Sie alle agieren in dem Haus ohne Wände und Türen, das von Bühnenbildnerin Katja Haß auf die Drehbühne gestellt worden ist. Wie in einem von der übrigen Welt abgeschotteten Kokon werden hier die Staatsgeschäfte ausgehandelt. Hier gibt es keine Intrige, die lange geheim gehalten werden kann. Jeder spioniert jeden aus. Weder für Maria noch für Elisabeth gibt es Sicherheiten. Beide Königinnen fühlen ihre Ohnmacht. Maria glaubt sich zu Unrecht den politischen Machtspielen der Feinde ausgeliefert. Elisabeth fühlt sich vom Pöbel zu Entscheidungen gedrängt und von möglichen Attentätern umgeben. Sie spürt deutlich: Entscheidungsgewalt kann schnell zur Last werden.
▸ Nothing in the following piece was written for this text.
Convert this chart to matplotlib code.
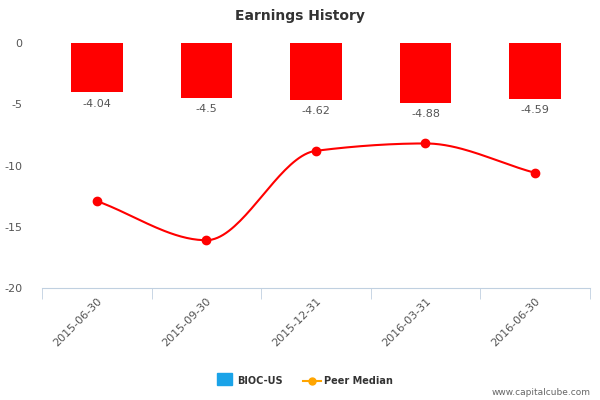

Stephan Kimmig analysiert gekonnt die Schattenseiten der Macht. Spannend bis zum Schluss variiert er geschickt das Tempo. Die Töne zwischen den Szenen steigern sich fast unmerklich von leisem Ticken zu einfachen Rhythmen und ganz zum Schluss zu einem pfeifenden Kreischen.
Am Ende steht Elisabeth ganz alleine da. Alle ihre Berater hat sie entweder heraus geworfen oder sie haben sie verlassen. Zwar hat Elisabeth die „Gefahr Maria“ beseitigt. Von dieser Seite kann ihr kein Unheil mehr drohen. Doch ihre Freude klingt unecht. „Ich bin frei“, ruft sie und hebt die Arme hilflos in die Luft. Ihre Gesichtszüge verraten das Gegenteil. Gefangen ist sie in ihrer Rolle der Machthaberin.
Die fest in ihrem Glauben verankerte Maria dagegen spricht in ihrer letzten Szene vor ihrer Hinrichtung vom himmlischen Frieden, von dem sie jetzt wohl nur noch wenig trenne. Sie ist bei sich geblieben. Selbst in ihrer Begegnung mit der Königin winselte sie nicht um Gnade sondern schleuderte all ihren Hass der Rivalin entgegen.
Kimmig versucht keine einfache Aktualisierung. Er stellt die Sprache Schillers gegen die moderne Ausstattung, die auch zu einer heutigen Schaltzentrale eines Unternehmens oder des Bundeskanzleramtes passen könnte. Parallelen zur Gegenwart werden so sichtbar ohne platt ausgespielt zu werden. Das Publikum im bis auf den letzten Platz ausverkauften Haus zeigte seine Begeisterung für die Inszenierung und die darstellerische Leistung mit lang anhaltendem Beifall.